Without the pictures, repeat the listing character for character.

========================================================================

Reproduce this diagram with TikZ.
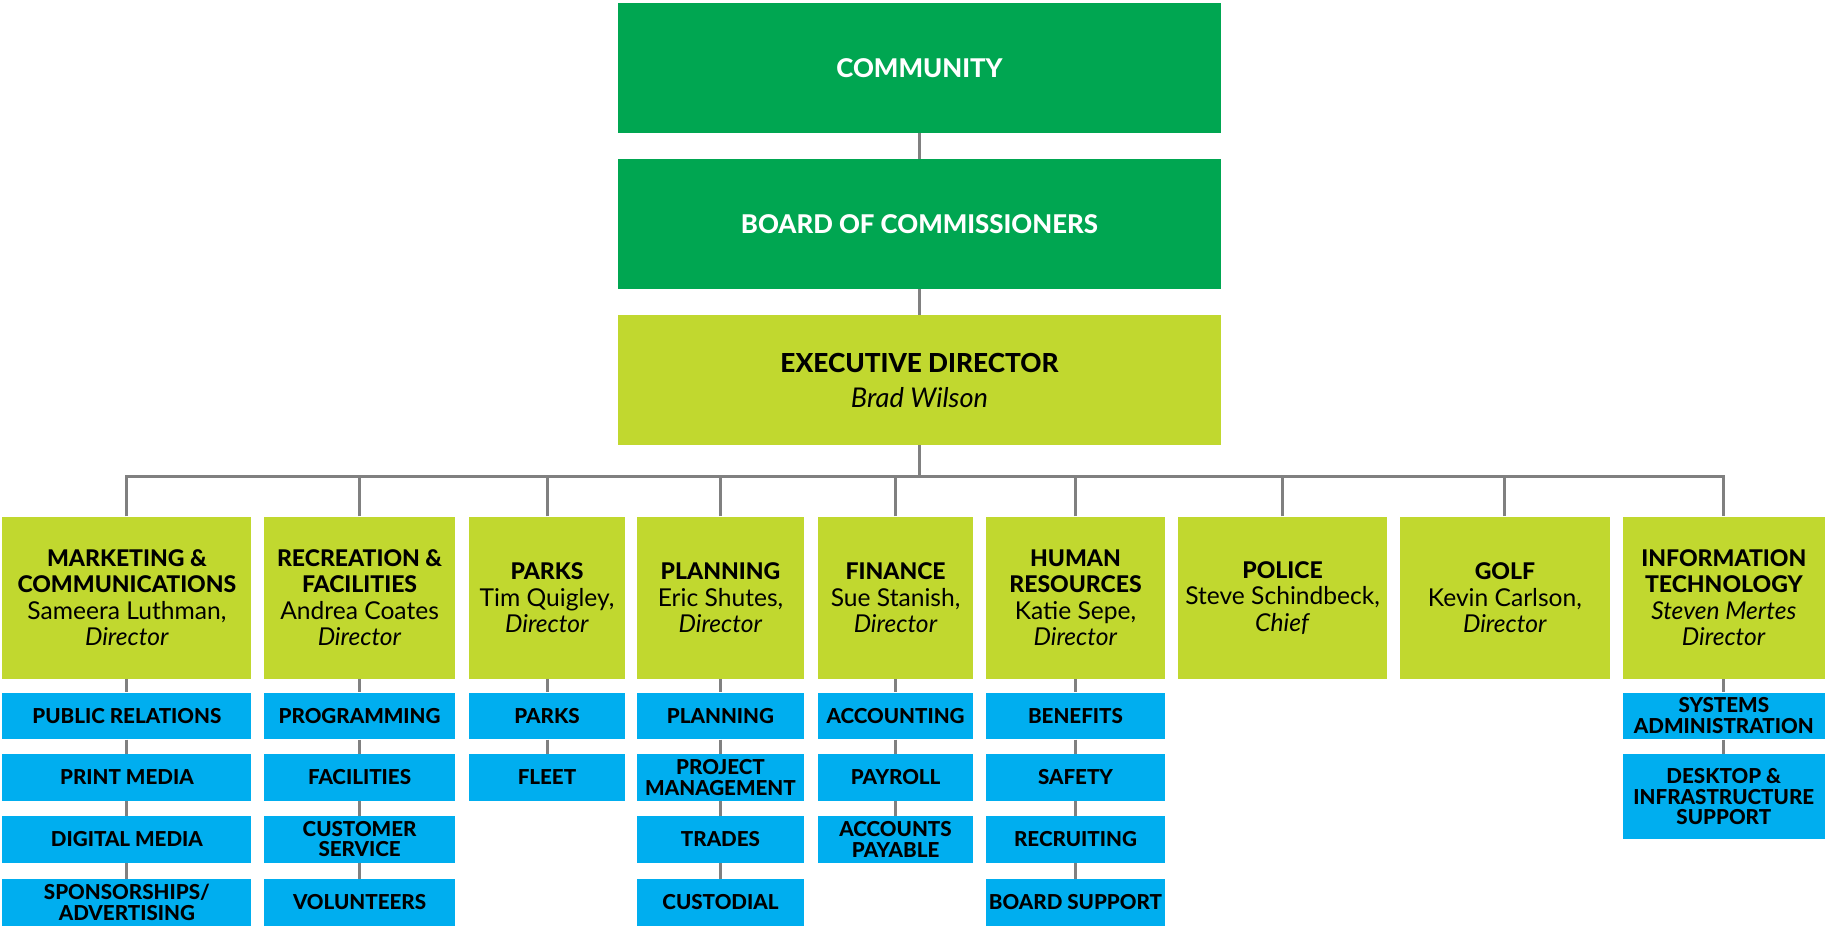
\documentclass[tikz,border=0pt]{standalone}
\usepackage{fontspec}
\setmainfont{Lato}[BoldFont={Lato Heavy}]
\usepackage{xcolor}
\definecolor{orggreen}{RGB}{0,166,81}
\definecolor{orglime}{RGB}{193,216,47}
\definecolor{orgblue}{RGB}{0,174,239}
\definecolor{orggray}{RGB}{128,128,128}
\usepackage{tikz}
\usetikzlibrary{backgrounds}
\newcommand{\orgtitle}[1]{{\fontsize{11.5}{13.3}\selectfont\bfseries #1}}
\tikzset{
  top box/.style={fill=orggreen, text=white, inner sep=0pt, minimum width=301.5pt, minimum height=64.6pt, align=center, font=\fontsize{12.9}{15}\selectfont\bfseries},
  exec box/.style={fill=orglime, inner sep=0pt, minimum width=301.5pt, minimum height=64.6pt, align=center, font=\fontsize{13.6}{17.5}\selectfont},
  dir box/.style={fill=orglime, inner sep=0pt, minimum height=80.9pt, align=center, font=\fontsize{12.3}{13.3}\selectfont},
  sub box/.style={fill=orgblue, inner sep=0pt, minimum height=23.3pt, align=center, font=\fontsize{10.3}{10.3}\selectfont\bfseries},
  org link/.style={draw=orggray, line width=1.5pt},
}
\begin{document}
\begin{tikzpicture}[x=0.5pt, y=-0.5pt]
  \useasboundingbox (0,0) rectangle (1825,926);
  \node[top box] (comm) at (919.5,68) {COMMUNITY};
  \node[top box] (board) at (919.5,224) {BOARD OF COMMISSIONERS};
  \node[exec box] (exec) at (919.5,380) {{\fontsize{13.1}{17.5}\selectfont\bfseries EXECUTIVE DIRECTOR}\\\textit{Brad Wilson}};
  \coordinate (bus) at (919.5,476);
  % directors
  \node[dir box, minimum width=124.5pt] (mkt) at (126.9,597.7) {\orgtitle{MARKETING \&}\\\orgtitle{COMMUNICATIONS}\\Sameera Luthman,\\\textit{Director}};
  \node[dir box, minimum width=95.5pt] (rec) at (359.6,597.7) {\orgtitle{RECREATION \&}\\\orgtitle{FACILITIES}\\Andrea Coates\\\textit{Director}};
  \node[dir box, minimum width=78pt] (parks) at (547,597.7) {\orgtitle{PARKS}\\Tim Quigley,\\\textit{Director}};
  \node[dir box, minimum width=83.8pt] (plan) at (720.5,597.7) {\orgtitle{PLANNING}\\Eric Shutes,\\\textit{Director}};
  \node[dir box, minimum width=77.4pt] (fin) at (895.6,597.7) {\orgtitle{FINANCE}\\Sue Stanish,\\\textit{Director}};
  \node[dir box, minimum width=89.6pt] (hr) at (1075.5,597.7) {\orgtitle{HUMAN}\\\orgtitle{RESOURCES}\\Katie Sepe,\\\textit{Director}};
  \node[dir box, minimum width=104.8pt] (police) at (1282.6,597.7) {\orgtitle{POLICE}\\Steve Schindbeck,\\\textit{Chief}};
  \node[dir box, minimum width=104.8pt] (golf) at (1504.9,597.7) {\orgtitle{GOLF}\\Kevin Carlson,\\\textit{Director}};
  \node[dir box, minimum width=101.2pt] (it) at (1723.8,597.7) {\orgtitle{INFORMATION}\\\orgtitle{TECHNOLOGY}\\\textit{Steven Mertes}\\\textit{Director}};
  % units
  \node[sub box, minimum width=124.5pt] (mkt1) at (126.9,715.8) {PUBLIC RELATIONS};
  \node[sub box, minimum width=124.5pt] (mkt2) at (126.9,777.5) {PRINT MEDIA};
  \node[sub box, minimum width=124.5pt] (mkt3) at (126.9,839.2) {DIGITAL MEDIA};
  \node[sub box, minimum width=124.5pt] (mkt4) at (126.9,902.3) {SPONSORSHIPS/\\ADVERTISING};
  \node[sub box, minimum width=95.5pt] (rec1) at (359.6,715.8) {PROGRAMMING};
  \node[sub box, minimum width=95.5pt] (rec2) at (359.6,777.5) {FACILITIES};
  \node[sub box, minimum width=95.5pt] (rec3) at (359.6,839.2) {CUSTOMER\\SERVICE};
  \node[sub box, minimum width=95.5pt] (rec4) at (359.6,902.3) {VOLUNTEERS};
  \node[sub box, minimum width=78pt] (parks1) at (547,715.8) {PARKS};
  \node[sub box, minimum width=78pt] (parks2) at (547,777.5) {FLEET};
  \node[sub box, minimum width=83.8pt] (plan1) at (720.5,715.8) {PLANNING};
  \node[sub box, minimum width=83.8pt] (plan2) at (720.5,777.5) {PROJECT\\MANAGEMENT};
  \node[sub box, minimum width=83.8pt] (plan3) at (720.5,839.2) {TRADES};
  \node[sub box, minimum width=83.8pt] (plan4) at (720.5,902.3) {CUSTODIAL};
  \node[sub box, minimum width=77.4pt] (fin1) at (895.6,715.8) {ACCOUNTING};
  \node[sub box, minimum width=77.4pt] (fin2) at (895.6,777.5) {PAYROLL};
  \node[sub box, minimum width=77.4pt] (fin3) at (895.6,839.2) {ACCOUNTS\\PAYABLE};
  \node[sub box, minimum width=89.6pt] (hr1) at (1075.5,715.8) {BENEFITS};
  \node[sub box, minimum width=89.6pt] (hr2) at (1075.5,777.5) {SAFETY};
  \node[sub box, minimum width=89.6pt] (hr3) at (1075.5,839.2) {RECRUITING};
  \node[sub box, minimum width=89.6pt] (hr4) at (1075.5,902.3) {BOARD SUPPORT};
  \node[sub box, minimum width=101.2pt] (it1) at (1723.8,715.8) {SYSTEMS\\ADMINISTRATION};
  \node[sub box, minimum width=101.2pt, minimum height=42.5pt] (it2) at (1723.8,796.7) {DESKTOP \&\\INFRASTRUCTURE\\SUPPORT};
  % connectors
  \begin{scope}[on background layer]
    \draw[org link] (comm) -- (board);
    \draw[org link] (board) -- (exec);
    \draw[org link] (exec.south) -- (bus);
    \draw[org link] (mkt.north) |- (bus) -| (it.north);
    \draw[org link] (rec.north) -- (rec.north |- bus);
    \draw[org link] (parks.north) -- (parks.north |- bus);
    \draw[org link] (plan.north) -- (plan.north |- bus);
    \draw[org link] (fin.north) -- (fin.north |- bus);
    \draw[org link] (hr.north) -- (hr.north |- bus);
    \draw[org link] (police.north) -- (police.north |- bus);
    \draw[org link] (golf.north) -- (golf.north |- bus);
    \draw[org link] (mkt) -- (mkt1) -- (mkt2) -- (mkt3) -- (mkt4);
    \draw[org link] (rec) -- (rec1) -- (rec2) -- (rec3) -- (rec4);
    \draw[org link] (parks) -- (parks1) -- (parks2);
    \draw[org link] (plan) -- (plan1) -- (plan2) -- (plan3) -- (plan4);
    \draw[org link] (fin) -- (fin1) -- (fin2) -- (fin3);
    \draw[org link] (hr) -- (hr1) -- (hr2) -- (hr3) -- (hr4);
    \draw[org link] (it) -- (it1) -- (it2);
  \end{scope}
\end{tikzpicture}
\end{document}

========================================================================

## Written answer
Reproduce this diagram with TikZ.
\documentclass[tikz,border=0pt]{standalone}
\usepackage{fontspec}
\setmainfont{Lato}[BoldFont={Lato Heavy}]
\usepackage{xcolor}
\definecolor{orggreen}{RGB}{0,166,81}
\definecolor{orglime}{RGB}{193,216,47}
\definecolor{orgblue}{RGB}{0,174,239}
\definecolor{orggray}{RGB}{128,128,128}
\usepackage{tikz}
\usetikzlibrary{backgrounds}
\newcommand{\orgtitle}[1]{{\fontsize{11.5}{13.3}\selectfont\bfseries #1}}
\tikzset{
  top box/.style={fill=orggreen, text=white, inner sep=0pt, minimum width=301.5pt, minimum height=64.6pt, align=center, font=\fontsize{12.9}{15}\selectfont\bfseries},
  exec box/.style={fill=orglime, inner sep=0pt, minimum width=301.5pt, minimum height=64.6pt, align=center, font=\fontsize{13.6}{17.5}\selectfont},
  dir box/.style={fill=orglime, inner sep=0pt, minimum height=80.9pt, align=center, font=\fontsize{12.3}{13.3}\selectfont},
  sub box/.style={fill=orgblue, inner sep=0pt, minimum height=23.3pt, align=center, font=\fontsize{10.3}{10.3}\selectfont\bfseries},
  org link/.style={draw=orggray, line width=1.5pt},
}
\begin{document}
\begin{tikzpicture}[x=0.5pt, y=-0.5pt]
  \useasboundingbox (0,0) rectangle (1825,926);
  \node[top box] (comm) at (919.5,68) {COMMUNITY};
  \node[top box] (board) at (919.5,224) {BOARD OF COMMISSIONERS};
  \node[exec box] (exec) at (919.5,380) {{\fontsize{13.1}{17.5}\selectfont\bfseries EXECUTIVE DIRECTOR}\\\textit{Brad Wilson}};
  \coordinate (bus) at (919.5,476);
  % directors
  \node[dir box, minimum width=124.5pt] (mkt) at (126.9,597.7) {\orgtitle{MARKETING \&}\\\orgtitle{COMMUNICATIONS}\\Sameera Luthman,\\\textit{Director}};
  \node[dir box, minimum width=95.5pt] (rec) at (359.6,597.7) {\orgtitle{RECREATION \&}\\\orgtitle{FACILITIES}\\Andrea Coates\\\textit{Director}};
  \node[dir box, minimum width=78pt] (parks) at (547,597.7) {\orgtitle{PARKS}\\Tim Quigley,\\\textit{Director}};
  \node[dir box, minimum width=83.8pt] (plan) at (720.5,597.7) {\orgtitle{PLANNING}\\Eric Shutes,\\\textit{Director}};
  \node[dir box, minimum width=77.4pt] (fin) at (895.6,597.7) {\orgtitle{FINANCE}\\Sue Stanish,\\\textit{Director}};
  \node[dir box, minimum width=89.6pt] (hr) at (1075.5,597.7) {\orgtitle{HUMAN}\\\orgtitle{RESOURCES}\\Katie Sepe,\\\textit{Director}};
  \node[dir box, minimum width=104.8pt] (police) at (1282.6,597.7) {\orgtitle{POLICE}\\Steve Schindbeck,\\\textit{Chief}};
  \node[dir box, minimum width=104.8pt] (golf) at (1504.9,597.7) {\orgtitle{GOLF}\\Kevin Carlson,\\\textit{Director}};
  \node[dir box, minimum width=101.2pt] (it) at (1723.8,597.7) {\orgtitle{INFORMATION}\\\orgtitle{TECHNOLOGY}\\\textit{Steven Mertes}\\\textit{Director}};
  % units
  \node[sub box, minimum width=124.5pt] (mkt1) at (126.9,715.8) {PUBLIC RELATIONS};
  \node[sub box, minimum width=124.5pt] (mkt2) at (126.9,777.5) {PRINT MEDIA};
  \node[sub box, minimum width=124.5pt] (mkt3) at (126.9,839.2) {DIGITAL MEDIA};
  \node[sub box, minimum width=124.5pt] (mkt4) at (126.9,902.3) {SPONSORSHIPS/\\ADVERTISING};
  \node[sub box, minimum width=95.5pt] (rec1) at (359.6,715.8) {PROGRAMMING};
  \node[sub box, minimum width=95.5pt] (rec2) at (359.6,777.5) {FACILITIES};
  \node[sub box, minimum width=95.5pt] (rec3) at (359.6,839.2) {CUSTOMER\\SERVICE};
  \node[sub box, minimum width=95.5pt] (rec4) at (359.6,902.3) {VOLUNTEERS};
  \node[sub box, minimum width=78pt] (parks1) at (547,715.8) {PARKS};
  \node[sub box, minimum width=78pt] (parks2) at (547,777.5) {FLEET};
  \node[sub box, minimum width=83.8pt] (plan1) at (720.5,715.8) {PLANNING};
  \node[sub box, minimum width=83.8pt] (plan2) at (720.5,777.5) {PROJECT\\MANAGEMENT};
  \node[sub box, minimum width=83.8pt] (plan3) at (720.5,839.2) {TRADES};
  \node[sub box, minimum width=83.8pt] (plan4) at (720.5,902.3) {CUSTODIAL};
  \node[sub box, minimum width=77.4pt] (fin1) at (895.6,715.8) {ACCOUNTING};
  \node[sub box, minimum width=77.4pt] (fin2) at (895.6,777.5) {PAYROLL};
  \node[sub box, minimum width=77.4pt] (fin3) at (895.6,839.2) {ACCOUNTS\\PAYABLE};
  \node[sub box, minimum width=89.6pt] (hr1) at (1075.5,715.8) {BENEFITS};
  \node[sub box, minimum width=89.6pt] (hr2) at (1075.5,777.5) {SAFETY};
  \node[sub box, minimum width=89.6pt] (hr3) at (1075.5,839.2) {RECRUITING};
  \node[sub box, minimum width=89.6pt] (hr4) at (1075.5,902.3) {BOARD SUPPORT};
  \node[sub box, minimum width=101.2pt] (it1) at (1723.8,715.8) {SYSTEMS\\ADMINISTRATION};
  \node[sub box, minimum width=101.2pt, minimum height=42.5pt] (it2) at (1723.8,796.7) {DESKTOP \&\\INFRASTRUCTURE\\SUPPORT};
  % connectors
  \begin{scope}[on background layer]
    \draw[org link] (comm) -- (board);
    \draw[org link] (board) -- (exec);
    \draw[org link] (exec.south) -- (bus);
    \draw[org link] (mkt.north) |- (bus) -| (it.north);
    \draw[org link] (rec.north) -- (rec.north |- bus);
    \draw[org link] (parks.north) -- (parks.north |- bus);
    \draw[org link] (plan.north) -- (plan.north |- bus);
    \draw[org link] (fin.north) -- (fin.north |- bus);
    \draw[org link] (hr.north) -- (hr.north |- bus);
    \draw[org link] (police.north) -- (police.north |- bus);
    \draw[org link] (golf.north) -- (golf.north |- bus);
    \draw[org link] (mkt) -- (mkt1) -- (mkt2) -- (mkt3) -- (mkt4);
    \draw[org link] (rec) -- (rec1) -- (rec2) -- (rec3) -- (rec4);
    \draw[org link] (parks) -- (parks1) -- (parks2);
    \draw[org link] (plan) -- (plan1) -- (plan2) -- (plan3) -- (plan4);
    \draw[org link] (fin) -- (fin1) -- (fin2) -- (fin3);
    \draw[org link] (hr) -- (hr1) -- (hr2) -- (hr3) -- (hr4);
    \draw[org link] (it) -- (it1) -- (it2);
  \end{scope}
\end{tikzpicture}
\end{document}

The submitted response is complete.